Task to complete – Copy exactly, leaving out every image, the lines from the one with "Output the LaTeX" through the one with "minimum width=114pt, minimum", inclusive.

Material –
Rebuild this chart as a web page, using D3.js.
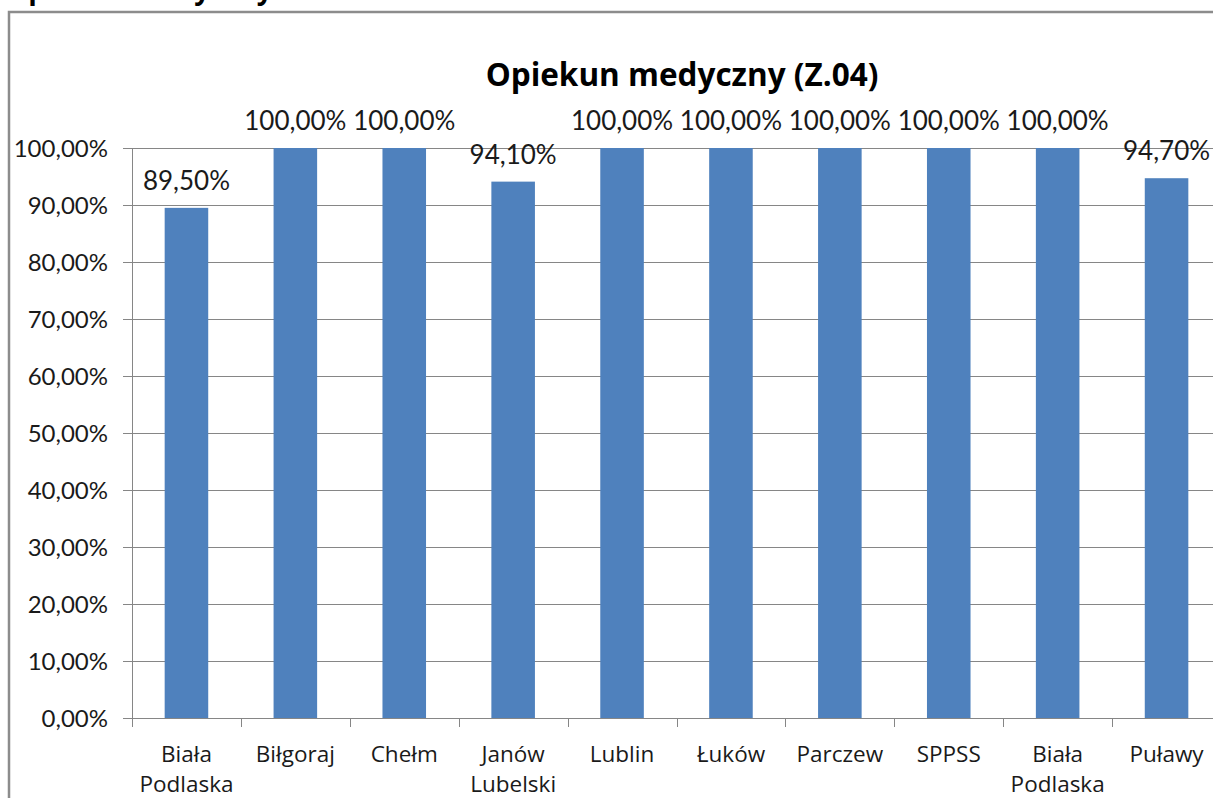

...

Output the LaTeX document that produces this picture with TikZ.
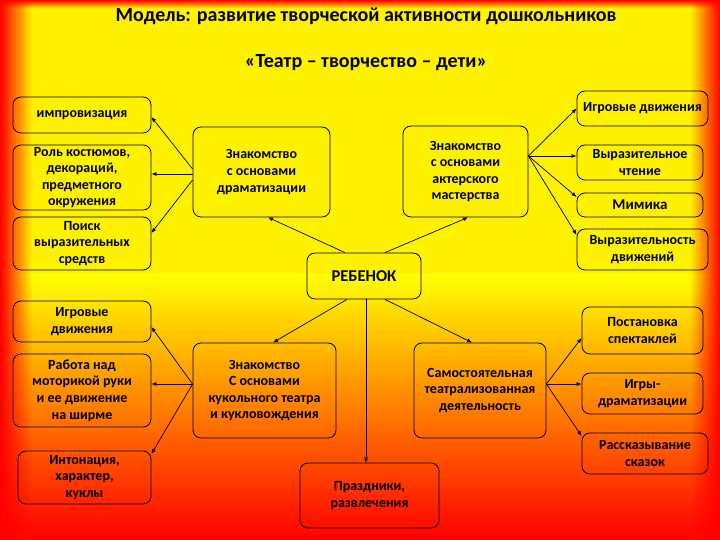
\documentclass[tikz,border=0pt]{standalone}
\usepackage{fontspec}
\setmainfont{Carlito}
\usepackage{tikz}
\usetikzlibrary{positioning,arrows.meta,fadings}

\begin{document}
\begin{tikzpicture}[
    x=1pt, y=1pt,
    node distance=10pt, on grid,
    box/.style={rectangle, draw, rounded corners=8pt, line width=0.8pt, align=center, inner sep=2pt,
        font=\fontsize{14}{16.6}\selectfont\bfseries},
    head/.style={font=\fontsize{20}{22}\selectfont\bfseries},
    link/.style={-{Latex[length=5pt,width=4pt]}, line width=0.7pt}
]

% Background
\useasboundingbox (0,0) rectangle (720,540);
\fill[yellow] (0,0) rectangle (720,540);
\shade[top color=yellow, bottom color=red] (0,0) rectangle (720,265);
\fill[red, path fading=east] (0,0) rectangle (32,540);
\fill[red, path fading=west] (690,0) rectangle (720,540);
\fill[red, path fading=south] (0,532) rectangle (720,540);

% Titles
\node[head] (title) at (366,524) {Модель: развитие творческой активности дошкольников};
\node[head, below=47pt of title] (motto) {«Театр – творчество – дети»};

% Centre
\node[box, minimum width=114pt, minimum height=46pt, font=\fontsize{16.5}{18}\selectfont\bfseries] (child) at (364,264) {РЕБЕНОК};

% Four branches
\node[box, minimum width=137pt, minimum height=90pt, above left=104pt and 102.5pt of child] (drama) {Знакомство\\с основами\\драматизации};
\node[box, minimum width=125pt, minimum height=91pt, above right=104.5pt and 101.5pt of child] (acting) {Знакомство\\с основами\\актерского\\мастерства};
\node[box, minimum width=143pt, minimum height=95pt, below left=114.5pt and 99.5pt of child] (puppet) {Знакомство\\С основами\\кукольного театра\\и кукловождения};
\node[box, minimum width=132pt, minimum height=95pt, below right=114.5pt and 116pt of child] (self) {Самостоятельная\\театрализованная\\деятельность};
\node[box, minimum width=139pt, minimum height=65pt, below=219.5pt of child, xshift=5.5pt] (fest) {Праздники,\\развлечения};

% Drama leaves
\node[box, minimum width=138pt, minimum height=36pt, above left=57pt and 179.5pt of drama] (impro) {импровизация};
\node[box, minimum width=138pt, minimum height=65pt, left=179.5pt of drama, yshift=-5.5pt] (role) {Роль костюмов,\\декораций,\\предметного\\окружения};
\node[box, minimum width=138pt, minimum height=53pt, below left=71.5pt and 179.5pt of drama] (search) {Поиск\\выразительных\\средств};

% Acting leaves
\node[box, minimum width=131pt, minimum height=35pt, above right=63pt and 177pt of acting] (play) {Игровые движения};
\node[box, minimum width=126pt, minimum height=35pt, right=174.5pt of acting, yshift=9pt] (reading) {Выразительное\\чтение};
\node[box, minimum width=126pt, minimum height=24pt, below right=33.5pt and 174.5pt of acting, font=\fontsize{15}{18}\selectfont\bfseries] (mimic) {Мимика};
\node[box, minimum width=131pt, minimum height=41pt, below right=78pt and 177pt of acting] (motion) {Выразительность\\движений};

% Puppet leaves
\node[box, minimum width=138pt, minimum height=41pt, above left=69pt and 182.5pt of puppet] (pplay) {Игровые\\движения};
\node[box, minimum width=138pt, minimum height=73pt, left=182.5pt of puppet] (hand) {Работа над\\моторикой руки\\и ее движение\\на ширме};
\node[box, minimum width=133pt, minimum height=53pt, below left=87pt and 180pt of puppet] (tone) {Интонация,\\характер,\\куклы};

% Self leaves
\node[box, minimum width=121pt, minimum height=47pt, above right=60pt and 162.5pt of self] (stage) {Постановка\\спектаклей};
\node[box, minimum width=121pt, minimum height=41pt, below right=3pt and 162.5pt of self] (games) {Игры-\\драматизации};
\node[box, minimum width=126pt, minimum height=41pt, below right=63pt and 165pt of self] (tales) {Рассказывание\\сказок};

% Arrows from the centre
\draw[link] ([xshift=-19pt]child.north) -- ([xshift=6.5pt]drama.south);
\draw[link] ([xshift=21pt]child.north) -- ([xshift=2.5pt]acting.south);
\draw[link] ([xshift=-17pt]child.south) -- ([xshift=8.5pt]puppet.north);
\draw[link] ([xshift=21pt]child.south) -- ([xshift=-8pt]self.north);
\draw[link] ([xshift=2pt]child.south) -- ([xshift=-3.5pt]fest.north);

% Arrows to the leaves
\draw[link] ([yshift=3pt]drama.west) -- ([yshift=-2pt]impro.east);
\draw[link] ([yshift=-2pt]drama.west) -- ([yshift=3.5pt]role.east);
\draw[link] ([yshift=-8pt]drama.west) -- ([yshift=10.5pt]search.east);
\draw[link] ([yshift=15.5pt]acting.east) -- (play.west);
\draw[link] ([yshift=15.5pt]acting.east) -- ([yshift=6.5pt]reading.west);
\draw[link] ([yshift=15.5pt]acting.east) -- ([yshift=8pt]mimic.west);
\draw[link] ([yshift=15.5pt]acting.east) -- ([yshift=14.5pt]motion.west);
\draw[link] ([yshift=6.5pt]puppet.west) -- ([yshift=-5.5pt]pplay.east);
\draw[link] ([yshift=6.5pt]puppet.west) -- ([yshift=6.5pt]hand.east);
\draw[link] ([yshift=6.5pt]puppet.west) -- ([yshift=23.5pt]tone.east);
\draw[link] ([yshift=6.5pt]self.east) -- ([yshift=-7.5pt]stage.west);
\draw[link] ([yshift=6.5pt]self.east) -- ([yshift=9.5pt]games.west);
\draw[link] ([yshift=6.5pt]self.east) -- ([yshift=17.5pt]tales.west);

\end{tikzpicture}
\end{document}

Answer –
Output the LaTeX document that produces this picture with TikZ.
\documentclass[tikz,border=0pt]{standalone}
\usepackage{fontspec}
\setmainfont{Carlito}
\usepackage{tikz}
\usetikzlibrary{positioning,arrows.meta,fadings}

\begin{document}
\begin{tikzpicture}[
    x=1pt, y=1pt,
    node distance=10pt, on grid,
    box/.style={rectangle, draw, rounded corners=8pt, line width=0.8pt, align=center, inner sep=2pt,
        font=\fontsize{14}{16.6}\selectfont\bfseries},
    head/.style={font=\fontsize{20}{22}\selectfont\bfseries},
    link/.style={-{Latex[length=5pt,width=4pt]}, line width=0.7pt}
]

% Background
\useasboundingbox (0,0) rectangle (720,540);
\fill[yellow] (0,0) rectangle (720,540);
\shade[top color=yellow, bottom color=red] (0,0) rectangle (720,265);
\fill[red, path fading=east] (0,0) rectangle (32,540);
\fill[red, path fading=west] (690,0) rectangle (720,540);
\fill[red, path fading=south] (0,532) rectangle (720,540);

% Titles
\node[head] (title) at (366,524) {Модель: развитие творческой активности дошкольников};
\node[head, below=47pt of title] (motto) {«Театр – творчество – дети»};

% Centre
\node[box, minimum width=114pt, minimum height=46pt, font=\fontsize{16.5}{18}\selectfont\bfseries] (child) at (364,264) {РЕБЕНОК};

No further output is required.